- _Exercise_
Only the lines from the one with "Emit a LaTeX" through the one with "(0,0) rectangle (1213,547);", inclusive, should be echoed exactly; pictures are left out.

- _The records_
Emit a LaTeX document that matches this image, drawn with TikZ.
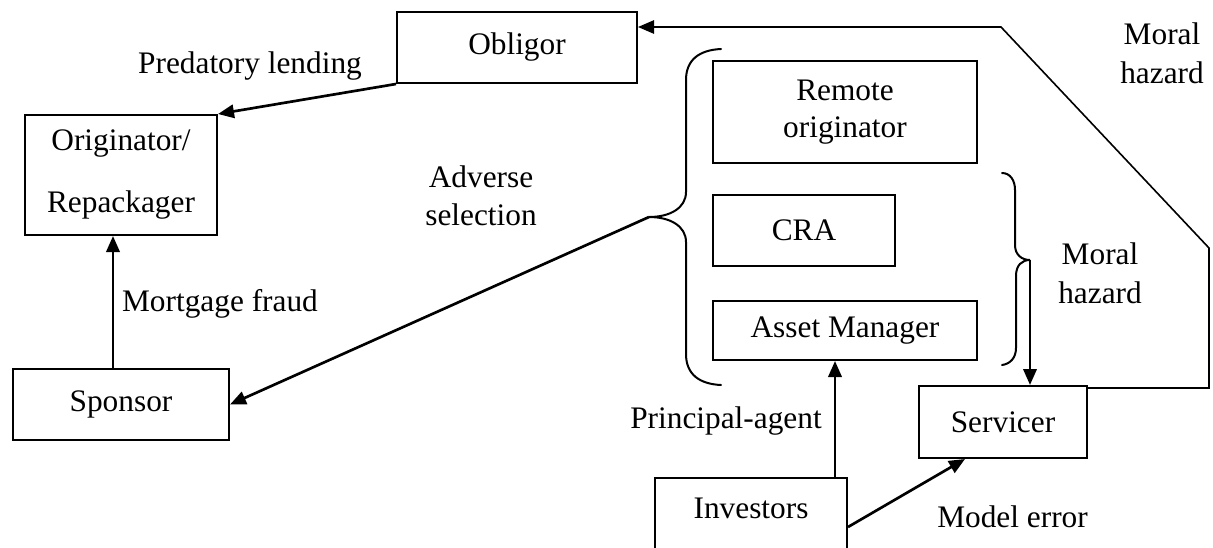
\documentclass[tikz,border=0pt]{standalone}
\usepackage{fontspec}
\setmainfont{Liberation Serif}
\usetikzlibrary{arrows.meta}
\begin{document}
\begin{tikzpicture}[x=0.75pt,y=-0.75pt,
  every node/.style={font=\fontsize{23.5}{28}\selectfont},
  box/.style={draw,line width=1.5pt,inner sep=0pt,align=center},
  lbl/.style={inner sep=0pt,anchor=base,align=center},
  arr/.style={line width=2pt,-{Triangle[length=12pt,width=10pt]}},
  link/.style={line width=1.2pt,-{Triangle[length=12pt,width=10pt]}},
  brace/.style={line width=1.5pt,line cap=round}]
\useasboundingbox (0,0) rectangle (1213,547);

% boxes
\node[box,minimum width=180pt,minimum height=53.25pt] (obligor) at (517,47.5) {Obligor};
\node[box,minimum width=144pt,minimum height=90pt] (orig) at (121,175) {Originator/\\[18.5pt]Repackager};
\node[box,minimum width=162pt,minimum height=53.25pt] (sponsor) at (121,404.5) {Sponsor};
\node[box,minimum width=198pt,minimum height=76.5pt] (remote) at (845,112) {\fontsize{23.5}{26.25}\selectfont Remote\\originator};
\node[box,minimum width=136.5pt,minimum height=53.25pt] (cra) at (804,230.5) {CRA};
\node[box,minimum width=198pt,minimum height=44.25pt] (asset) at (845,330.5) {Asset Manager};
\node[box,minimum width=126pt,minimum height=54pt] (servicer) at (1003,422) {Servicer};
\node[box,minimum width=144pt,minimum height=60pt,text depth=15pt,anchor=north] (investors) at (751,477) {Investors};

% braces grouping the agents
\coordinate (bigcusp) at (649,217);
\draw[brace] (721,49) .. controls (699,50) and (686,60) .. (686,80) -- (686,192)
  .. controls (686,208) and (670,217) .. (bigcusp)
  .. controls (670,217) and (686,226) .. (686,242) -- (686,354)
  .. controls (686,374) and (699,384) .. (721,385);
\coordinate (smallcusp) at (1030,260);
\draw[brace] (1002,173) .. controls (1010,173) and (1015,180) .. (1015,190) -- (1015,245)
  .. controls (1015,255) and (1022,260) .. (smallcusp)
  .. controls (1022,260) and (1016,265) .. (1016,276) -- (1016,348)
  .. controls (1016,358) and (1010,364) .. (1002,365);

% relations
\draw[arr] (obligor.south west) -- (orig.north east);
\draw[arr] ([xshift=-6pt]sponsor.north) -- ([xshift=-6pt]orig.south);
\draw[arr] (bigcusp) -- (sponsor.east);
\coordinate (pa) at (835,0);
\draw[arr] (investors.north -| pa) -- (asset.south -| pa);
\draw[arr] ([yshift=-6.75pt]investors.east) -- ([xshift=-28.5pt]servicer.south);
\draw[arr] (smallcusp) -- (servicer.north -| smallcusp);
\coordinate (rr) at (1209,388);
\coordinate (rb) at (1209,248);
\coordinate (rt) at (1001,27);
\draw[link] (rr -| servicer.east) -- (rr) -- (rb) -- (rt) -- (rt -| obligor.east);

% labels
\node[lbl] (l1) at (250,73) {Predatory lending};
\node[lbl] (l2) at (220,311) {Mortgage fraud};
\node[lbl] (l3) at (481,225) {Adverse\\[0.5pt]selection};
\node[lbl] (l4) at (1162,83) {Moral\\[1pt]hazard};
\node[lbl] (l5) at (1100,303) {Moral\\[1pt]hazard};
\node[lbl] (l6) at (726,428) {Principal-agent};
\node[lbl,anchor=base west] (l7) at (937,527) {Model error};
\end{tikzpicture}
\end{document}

--

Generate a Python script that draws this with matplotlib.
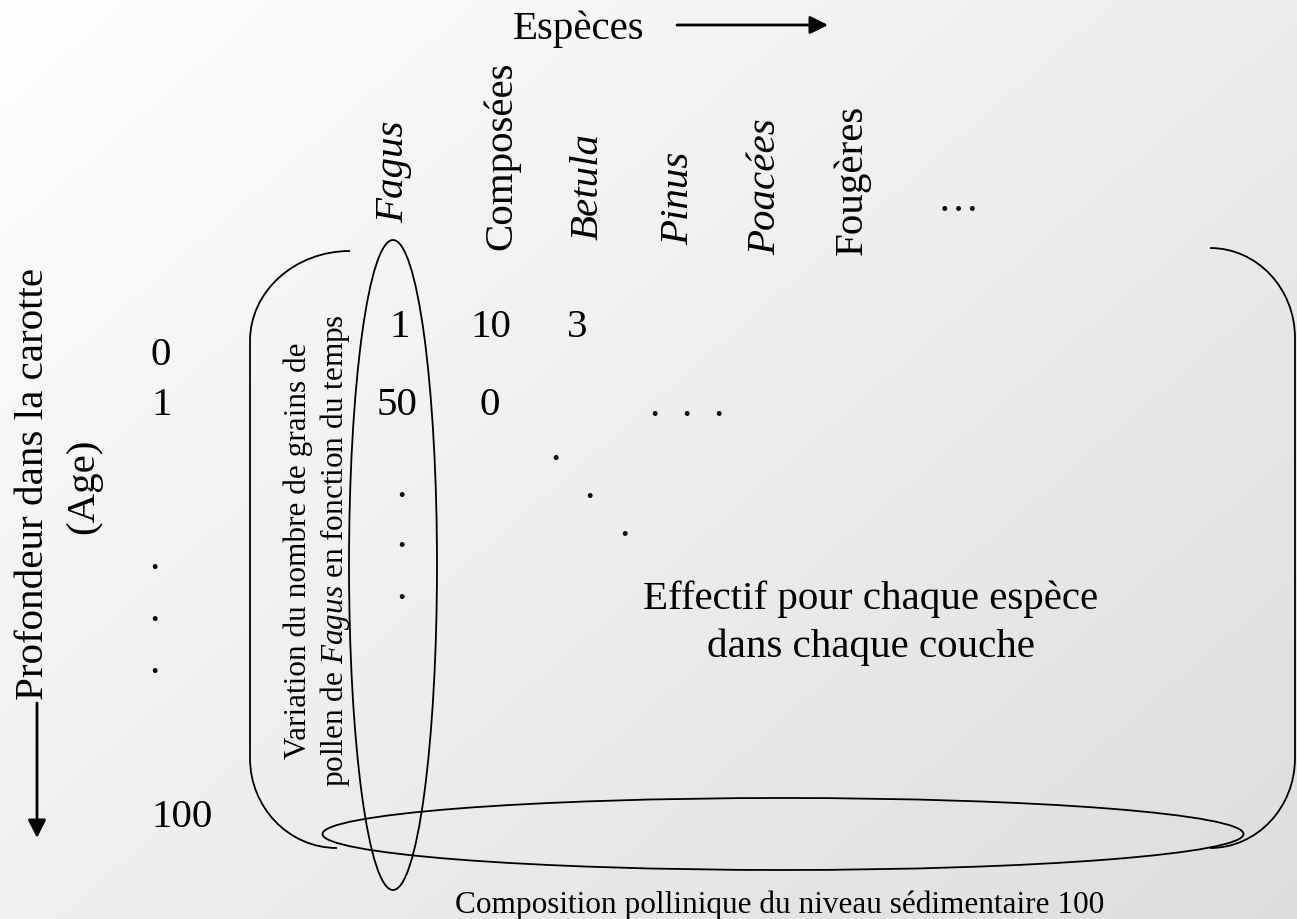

---

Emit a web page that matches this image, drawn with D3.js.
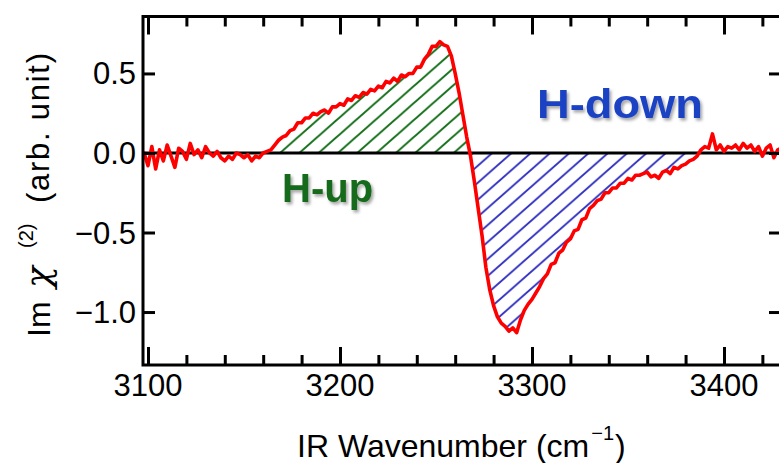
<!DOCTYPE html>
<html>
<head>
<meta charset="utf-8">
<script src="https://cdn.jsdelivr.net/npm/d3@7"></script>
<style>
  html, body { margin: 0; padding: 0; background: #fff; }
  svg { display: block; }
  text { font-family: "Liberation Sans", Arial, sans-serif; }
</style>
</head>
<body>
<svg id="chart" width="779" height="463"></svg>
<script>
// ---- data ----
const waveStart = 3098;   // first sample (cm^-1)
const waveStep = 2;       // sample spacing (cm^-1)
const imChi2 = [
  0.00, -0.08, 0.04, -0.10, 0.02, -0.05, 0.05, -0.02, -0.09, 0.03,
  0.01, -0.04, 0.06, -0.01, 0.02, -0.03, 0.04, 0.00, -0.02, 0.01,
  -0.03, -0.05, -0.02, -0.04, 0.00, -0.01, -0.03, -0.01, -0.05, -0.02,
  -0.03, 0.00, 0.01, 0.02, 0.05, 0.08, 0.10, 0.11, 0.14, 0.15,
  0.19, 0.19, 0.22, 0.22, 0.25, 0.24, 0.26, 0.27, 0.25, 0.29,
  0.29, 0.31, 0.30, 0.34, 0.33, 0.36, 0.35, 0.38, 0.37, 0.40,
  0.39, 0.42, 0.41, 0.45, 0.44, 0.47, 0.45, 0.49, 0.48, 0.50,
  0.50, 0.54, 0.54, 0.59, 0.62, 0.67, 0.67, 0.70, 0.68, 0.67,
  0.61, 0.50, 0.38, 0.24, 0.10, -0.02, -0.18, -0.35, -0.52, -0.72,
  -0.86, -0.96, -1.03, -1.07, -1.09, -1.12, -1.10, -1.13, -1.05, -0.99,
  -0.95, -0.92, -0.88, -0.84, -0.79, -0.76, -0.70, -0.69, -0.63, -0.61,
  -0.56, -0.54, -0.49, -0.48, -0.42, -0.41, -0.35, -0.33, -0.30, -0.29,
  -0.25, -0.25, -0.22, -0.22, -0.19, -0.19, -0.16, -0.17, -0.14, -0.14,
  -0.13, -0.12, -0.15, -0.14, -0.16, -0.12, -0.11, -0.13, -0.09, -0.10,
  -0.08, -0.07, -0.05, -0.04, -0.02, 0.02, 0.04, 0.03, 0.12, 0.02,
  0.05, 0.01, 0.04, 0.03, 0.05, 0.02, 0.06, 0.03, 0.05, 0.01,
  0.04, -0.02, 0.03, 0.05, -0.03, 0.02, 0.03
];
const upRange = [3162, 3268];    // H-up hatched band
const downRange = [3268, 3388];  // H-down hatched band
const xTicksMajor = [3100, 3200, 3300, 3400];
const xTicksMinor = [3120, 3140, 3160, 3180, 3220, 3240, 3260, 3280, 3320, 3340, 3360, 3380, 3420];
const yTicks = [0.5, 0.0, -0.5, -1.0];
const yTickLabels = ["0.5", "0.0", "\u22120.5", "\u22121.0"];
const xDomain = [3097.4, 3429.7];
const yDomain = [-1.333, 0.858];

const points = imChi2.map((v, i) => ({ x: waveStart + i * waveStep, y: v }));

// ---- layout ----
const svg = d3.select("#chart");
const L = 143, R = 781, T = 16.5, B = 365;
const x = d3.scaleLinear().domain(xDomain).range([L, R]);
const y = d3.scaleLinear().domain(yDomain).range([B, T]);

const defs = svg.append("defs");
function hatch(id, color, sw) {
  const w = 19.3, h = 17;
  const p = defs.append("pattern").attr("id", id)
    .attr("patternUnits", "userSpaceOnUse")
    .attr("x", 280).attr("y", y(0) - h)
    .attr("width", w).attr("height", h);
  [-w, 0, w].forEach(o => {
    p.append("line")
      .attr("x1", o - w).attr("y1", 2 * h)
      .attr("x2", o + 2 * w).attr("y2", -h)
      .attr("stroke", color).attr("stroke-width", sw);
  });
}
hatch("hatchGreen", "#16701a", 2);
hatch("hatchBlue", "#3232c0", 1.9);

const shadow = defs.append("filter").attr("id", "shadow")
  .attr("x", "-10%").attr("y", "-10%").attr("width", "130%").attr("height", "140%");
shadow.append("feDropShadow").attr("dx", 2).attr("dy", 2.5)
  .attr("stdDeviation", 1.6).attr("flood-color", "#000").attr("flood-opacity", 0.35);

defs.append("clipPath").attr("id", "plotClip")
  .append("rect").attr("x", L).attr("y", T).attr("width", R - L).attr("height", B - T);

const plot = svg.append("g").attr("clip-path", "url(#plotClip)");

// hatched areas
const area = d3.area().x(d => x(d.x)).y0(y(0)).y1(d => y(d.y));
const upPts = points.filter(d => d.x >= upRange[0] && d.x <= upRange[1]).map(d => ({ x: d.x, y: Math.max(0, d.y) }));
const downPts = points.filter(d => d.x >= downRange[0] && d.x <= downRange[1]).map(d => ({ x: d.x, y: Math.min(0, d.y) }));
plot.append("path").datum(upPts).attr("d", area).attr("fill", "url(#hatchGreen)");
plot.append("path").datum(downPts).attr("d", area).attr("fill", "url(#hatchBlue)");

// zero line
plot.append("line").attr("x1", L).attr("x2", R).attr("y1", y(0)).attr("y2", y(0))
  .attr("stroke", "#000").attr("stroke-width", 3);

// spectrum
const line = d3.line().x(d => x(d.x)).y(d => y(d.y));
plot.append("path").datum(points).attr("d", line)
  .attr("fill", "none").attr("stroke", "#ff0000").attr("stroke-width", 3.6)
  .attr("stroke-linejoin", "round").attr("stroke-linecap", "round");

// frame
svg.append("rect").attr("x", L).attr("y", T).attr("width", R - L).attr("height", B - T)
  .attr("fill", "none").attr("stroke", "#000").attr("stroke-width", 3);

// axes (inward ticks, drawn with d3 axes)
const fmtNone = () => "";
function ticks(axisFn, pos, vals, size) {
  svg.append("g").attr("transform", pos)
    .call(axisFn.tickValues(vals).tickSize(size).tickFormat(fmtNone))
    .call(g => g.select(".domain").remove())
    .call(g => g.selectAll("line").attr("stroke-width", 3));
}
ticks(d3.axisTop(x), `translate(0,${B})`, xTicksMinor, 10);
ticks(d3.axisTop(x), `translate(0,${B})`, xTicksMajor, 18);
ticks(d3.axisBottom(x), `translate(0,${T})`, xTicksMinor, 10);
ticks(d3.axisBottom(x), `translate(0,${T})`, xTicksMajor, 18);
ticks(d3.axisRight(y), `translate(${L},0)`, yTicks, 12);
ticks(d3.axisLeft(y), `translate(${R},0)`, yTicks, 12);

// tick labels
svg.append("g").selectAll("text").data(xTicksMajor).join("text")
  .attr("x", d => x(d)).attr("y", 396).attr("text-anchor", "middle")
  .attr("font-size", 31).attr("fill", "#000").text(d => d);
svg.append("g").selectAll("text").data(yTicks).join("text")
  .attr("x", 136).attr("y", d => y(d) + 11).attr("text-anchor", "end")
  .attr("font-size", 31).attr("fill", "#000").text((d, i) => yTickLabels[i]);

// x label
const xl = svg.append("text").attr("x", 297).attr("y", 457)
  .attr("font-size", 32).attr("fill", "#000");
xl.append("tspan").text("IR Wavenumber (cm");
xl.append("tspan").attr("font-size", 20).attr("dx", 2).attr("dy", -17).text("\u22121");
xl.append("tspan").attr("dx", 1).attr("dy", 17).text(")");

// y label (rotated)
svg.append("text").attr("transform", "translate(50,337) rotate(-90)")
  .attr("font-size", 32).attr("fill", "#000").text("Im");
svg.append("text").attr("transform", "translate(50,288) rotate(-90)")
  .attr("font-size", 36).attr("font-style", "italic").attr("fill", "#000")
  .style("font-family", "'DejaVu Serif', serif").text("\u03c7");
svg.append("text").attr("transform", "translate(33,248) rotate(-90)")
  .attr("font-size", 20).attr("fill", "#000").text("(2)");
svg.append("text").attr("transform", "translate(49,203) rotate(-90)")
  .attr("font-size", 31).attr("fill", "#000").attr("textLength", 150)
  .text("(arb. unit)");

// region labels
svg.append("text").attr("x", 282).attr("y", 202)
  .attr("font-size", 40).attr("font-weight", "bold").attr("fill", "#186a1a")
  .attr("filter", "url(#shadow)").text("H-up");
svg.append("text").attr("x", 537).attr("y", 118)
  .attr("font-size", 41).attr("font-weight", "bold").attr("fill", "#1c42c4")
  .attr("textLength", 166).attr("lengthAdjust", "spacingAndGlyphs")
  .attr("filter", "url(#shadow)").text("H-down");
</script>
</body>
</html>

- _Output of the task_
Emit a LaTeX document that matches this image, drawn with TikZ.
\documentclass[tikz,border=0pt]{standalone}
\usepackage{fontspec}
\setmainfont{Liberation Serif}
\usetikzlibrary{arrows.meta}
\begin{document}
\begin{tikzpicture}[x=0.75pt,y=-0.75pt,
  every node/.style={font=\fontsize{23.5}{28}\selectfont},
  box/.style={draw,line width=1.5pt,inner sep=0pt,align=center},
  lbl/.style={inner sep=0pt,anchor=base,align=center},
  arr/.style={line width=2pt,-{Triangle[length=12pt,width=10pt]}},
  link/.style={line width=1.2pt,-{Triangle[length=12pt,width=10pt]}},
  brace/.style={line width=1.5pt,line cap=round}]
\useasboundingbox (0,0) rectangle (1213,547);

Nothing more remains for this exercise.